>> BEGIN The data

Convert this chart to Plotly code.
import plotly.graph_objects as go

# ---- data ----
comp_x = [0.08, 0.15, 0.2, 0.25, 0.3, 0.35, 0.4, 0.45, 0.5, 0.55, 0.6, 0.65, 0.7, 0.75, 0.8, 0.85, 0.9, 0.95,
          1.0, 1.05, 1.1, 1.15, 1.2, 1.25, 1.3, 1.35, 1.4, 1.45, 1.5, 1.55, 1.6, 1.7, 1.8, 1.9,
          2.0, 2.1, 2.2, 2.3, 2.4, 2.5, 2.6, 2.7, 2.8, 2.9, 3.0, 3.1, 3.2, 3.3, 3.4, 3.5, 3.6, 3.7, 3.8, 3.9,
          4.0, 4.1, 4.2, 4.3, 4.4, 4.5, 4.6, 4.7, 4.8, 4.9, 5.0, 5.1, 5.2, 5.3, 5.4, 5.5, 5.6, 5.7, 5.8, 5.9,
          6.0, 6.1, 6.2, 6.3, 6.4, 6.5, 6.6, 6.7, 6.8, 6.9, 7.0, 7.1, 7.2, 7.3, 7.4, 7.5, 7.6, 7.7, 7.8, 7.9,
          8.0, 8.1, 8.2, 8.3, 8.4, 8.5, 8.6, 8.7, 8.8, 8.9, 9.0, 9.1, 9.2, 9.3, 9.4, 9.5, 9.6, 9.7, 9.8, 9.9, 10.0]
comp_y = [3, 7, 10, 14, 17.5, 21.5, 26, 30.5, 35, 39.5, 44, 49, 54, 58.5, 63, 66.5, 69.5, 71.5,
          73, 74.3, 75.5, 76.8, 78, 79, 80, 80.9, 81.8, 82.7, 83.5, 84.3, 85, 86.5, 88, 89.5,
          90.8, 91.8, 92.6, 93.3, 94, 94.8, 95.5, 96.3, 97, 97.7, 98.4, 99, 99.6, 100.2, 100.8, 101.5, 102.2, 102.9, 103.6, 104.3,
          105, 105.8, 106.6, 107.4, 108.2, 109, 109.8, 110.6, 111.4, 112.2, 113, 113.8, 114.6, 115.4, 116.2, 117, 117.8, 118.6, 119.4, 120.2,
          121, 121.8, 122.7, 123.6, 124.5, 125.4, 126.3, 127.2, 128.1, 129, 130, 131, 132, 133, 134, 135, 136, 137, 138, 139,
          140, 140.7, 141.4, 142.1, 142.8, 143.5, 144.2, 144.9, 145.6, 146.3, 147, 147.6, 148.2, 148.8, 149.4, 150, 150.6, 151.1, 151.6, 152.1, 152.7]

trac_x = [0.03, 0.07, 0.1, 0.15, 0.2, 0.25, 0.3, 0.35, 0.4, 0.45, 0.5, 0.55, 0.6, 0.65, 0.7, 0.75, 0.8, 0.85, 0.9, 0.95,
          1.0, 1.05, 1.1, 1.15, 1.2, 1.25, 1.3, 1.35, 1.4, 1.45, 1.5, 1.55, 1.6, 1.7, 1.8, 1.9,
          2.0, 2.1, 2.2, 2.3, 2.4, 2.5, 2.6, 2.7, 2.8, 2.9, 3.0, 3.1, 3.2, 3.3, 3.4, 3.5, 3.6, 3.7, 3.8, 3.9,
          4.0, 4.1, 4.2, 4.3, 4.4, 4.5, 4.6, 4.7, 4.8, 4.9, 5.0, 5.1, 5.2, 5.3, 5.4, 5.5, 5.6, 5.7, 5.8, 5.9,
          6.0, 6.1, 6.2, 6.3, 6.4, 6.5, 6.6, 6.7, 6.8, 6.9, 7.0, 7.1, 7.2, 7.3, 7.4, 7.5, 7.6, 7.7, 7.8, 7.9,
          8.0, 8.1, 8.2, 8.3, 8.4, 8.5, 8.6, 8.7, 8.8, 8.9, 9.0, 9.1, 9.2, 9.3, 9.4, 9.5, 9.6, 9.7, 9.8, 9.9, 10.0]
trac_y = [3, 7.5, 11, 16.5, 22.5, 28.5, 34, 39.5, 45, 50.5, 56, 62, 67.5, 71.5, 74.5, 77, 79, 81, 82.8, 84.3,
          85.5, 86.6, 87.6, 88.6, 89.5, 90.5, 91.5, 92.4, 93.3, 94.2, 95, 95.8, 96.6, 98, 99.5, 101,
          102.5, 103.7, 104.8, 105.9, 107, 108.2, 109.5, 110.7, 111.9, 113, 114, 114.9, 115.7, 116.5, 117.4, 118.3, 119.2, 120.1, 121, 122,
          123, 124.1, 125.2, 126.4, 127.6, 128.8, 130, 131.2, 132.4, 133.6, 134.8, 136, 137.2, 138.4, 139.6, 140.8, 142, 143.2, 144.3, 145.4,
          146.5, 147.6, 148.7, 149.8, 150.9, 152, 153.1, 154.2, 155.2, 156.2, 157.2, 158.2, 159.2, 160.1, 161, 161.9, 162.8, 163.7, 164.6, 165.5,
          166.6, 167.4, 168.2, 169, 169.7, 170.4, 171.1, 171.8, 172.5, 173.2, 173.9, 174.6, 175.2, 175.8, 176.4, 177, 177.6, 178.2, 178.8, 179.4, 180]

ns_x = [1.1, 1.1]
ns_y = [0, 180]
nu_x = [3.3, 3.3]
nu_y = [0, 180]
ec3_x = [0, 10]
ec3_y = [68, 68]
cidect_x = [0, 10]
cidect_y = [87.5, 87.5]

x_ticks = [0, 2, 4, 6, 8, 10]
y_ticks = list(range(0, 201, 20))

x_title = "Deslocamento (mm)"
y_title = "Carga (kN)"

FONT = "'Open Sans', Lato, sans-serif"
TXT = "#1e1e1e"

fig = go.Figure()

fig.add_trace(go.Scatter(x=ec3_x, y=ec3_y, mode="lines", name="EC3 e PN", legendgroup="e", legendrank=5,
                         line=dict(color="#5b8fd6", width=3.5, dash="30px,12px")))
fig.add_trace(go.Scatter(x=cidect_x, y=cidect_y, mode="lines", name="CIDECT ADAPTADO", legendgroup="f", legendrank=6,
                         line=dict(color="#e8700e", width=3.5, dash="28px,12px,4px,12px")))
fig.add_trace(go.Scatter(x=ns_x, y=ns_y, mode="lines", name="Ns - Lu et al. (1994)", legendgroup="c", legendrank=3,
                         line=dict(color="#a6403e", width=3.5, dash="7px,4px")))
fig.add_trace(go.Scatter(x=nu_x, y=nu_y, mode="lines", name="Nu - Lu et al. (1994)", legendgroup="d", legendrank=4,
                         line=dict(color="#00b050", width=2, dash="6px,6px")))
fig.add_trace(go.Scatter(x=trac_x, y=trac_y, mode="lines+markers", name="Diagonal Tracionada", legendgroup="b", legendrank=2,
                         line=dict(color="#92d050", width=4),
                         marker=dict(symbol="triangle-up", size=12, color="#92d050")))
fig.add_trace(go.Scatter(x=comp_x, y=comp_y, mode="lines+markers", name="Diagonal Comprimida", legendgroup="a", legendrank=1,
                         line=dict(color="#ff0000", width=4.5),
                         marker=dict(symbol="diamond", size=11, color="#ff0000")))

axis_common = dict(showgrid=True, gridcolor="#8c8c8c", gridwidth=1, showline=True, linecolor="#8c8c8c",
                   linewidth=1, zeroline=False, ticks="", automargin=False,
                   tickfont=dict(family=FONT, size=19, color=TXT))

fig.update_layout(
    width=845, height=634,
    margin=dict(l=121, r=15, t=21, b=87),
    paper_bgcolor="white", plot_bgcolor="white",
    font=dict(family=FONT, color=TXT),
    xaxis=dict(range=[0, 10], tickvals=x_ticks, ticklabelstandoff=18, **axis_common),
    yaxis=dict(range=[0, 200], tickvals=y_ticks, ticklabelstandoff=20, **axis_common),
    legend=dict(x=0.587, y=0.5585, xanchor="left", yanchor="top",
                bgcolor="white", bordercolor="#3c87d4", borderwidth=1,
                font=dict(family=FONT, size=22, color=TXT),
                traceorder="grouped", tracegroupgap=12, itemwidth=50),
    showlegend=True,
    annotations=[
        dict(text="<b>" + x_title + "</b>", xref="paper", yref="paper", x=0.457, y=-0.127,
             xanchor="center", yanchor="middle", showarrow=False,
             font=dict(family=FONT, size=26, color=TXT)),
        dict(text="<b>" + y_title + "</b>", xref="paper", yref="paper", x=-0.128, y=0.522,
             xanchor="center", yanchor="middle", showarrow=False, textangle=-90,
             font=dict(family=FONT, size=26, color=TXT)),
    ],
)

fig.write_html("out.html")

>> END The data
>> BEGIN The data

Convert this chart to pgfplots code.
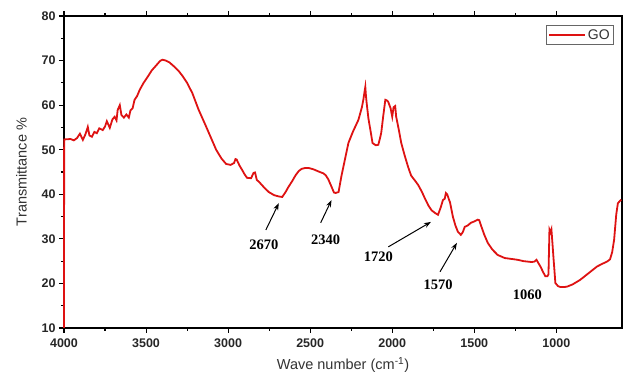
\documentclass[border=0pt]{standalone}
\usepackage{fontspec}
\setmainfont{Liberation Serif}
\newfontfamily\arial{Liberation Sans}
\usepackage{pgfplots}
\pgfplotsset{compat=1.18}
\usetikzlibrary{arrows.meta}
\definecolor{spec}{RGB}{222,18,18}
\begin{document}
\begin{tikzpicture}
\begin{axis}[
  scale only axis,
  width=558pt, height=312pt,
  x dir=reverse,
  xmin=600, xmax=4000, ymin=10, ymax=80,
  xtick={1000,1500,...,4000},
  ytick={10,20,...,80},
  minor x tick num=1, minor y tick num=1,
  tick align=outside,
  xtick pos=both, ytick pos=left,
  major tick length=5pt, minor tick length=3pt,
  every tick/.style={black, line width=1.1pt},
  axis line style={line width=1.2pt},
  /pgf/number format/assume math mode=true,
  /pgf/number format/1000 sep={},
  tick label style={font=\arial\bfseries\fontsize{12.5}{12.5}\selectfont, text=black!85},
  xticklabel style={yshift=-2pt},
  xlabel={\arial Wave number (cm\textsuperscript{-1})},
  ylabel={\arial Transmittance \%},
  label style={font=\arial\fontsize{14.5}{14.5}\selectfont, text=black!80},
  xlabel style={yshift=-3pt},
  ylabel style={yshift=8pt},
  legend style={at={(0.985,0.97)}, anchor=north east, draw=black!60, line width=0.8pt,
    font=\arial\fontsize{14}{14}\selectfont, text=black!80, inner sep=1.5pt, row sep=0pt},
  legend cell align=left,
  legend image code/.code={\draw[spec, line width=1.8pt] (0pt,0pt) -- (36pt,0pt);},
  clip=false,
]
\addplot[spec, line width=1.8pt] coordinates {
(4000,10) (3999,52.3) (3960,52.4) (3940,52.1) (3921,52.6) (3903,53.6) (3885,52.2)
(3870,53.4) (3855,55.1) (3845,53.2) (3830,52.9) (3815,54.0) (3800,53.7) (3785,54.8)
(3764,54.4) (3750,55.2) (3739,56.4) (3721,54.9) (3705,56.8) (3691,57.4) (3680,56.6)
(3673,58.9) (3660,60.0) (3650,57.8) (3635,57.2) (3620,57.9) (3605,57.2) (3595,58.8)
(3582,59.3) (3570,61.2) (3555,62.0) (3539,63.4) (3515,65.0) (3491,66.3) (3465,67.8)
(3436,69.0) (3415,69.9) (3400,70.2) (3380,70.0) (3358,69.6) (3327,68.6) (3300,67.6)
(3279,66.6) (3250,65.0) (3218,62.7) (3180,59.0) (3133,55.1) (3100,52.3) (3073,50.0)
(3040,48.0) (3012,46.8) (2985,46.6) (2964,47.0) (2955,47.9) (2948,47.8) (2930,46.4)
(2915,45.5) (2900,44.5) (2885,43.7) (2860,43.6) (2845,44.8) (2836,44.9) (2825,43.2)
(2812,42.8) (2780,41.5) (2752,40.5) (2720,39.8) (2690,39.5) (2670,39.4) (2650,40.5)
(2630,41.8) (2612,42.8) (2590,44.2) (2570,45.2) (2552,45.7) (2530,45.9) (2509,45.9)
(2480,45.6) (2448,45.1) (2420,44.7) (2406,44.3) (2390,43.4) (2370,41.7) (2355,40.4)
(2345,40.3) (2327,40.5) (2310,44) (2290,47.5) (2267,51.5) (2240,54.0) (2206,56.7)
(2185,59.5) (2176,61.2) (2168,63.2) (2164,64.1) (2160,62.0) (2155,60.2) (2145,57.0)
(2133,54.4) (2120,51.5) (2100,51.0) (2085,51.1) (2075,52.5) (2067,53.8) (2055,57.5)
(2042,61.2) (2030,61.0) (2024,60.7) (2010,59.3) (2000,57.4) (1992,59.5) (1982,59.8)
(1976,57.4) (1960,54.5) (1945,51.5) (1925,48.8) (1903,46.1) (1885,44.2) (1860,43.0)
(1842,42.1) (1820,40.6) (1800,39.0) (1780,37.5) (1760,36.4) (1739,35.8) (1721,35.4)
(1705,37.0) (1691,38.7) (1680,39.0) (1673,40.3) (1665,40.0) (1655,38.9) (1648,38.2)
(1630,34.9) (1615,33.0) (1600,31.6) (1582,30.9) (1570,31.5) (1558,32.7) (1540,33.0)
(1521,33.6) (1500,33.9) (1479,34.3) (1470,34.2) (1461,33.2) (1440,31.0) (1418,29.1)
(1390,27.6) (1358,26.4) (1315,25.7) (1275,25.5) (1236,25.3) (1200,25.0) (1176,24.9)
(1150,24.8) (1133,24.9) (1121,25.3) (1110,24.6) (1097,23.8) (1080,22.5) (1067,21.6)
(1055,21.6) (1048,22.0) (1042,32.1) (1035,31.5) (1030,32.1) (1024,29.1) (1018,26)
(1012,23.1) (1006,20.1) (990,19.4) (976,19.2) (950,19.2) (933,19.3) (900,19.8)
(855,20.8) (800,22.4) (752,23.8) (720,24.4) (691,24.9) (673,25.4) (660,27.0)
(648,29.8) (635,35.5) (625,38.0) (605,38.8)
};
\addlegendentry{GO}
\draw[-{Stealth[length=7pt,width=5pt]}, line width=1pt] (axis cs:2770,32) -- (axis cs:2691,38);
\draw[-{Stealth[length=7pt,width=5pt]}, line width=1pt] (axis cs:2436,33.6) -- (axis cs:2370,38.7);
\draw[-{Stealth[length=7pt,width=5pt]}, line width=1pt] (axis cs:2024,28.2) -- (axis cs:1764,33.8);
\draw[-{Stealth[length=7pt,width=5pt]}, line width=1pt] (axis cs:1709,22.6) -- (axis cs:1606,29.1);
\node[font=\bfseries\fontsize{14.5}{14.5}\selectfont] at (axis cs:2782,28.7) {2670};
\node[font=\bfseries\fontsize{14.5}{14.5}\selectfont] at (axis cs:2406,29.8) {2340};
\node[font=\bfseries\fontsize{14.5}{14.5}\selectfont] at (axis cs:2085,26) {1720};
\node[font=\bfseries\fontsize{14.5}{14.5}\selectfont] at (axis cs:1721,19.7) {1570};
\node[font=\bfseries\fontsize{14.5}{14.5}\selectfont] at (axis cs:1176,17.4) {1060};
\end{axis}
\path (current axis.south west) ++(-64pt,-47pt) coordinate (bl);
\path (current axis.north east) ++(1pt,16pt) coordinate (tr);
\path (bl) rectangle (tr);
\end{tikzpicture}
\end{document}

>> END The data

* [Problem statement]
Copy out exactly the lines running from the one with "Convert this chart to Plotly code." to the one with "import plotly.graph_objects as go", including both ends, and nothing more.

* [Correct result]
Convert this chart to Plotly code.
import plotly.graph_objects as go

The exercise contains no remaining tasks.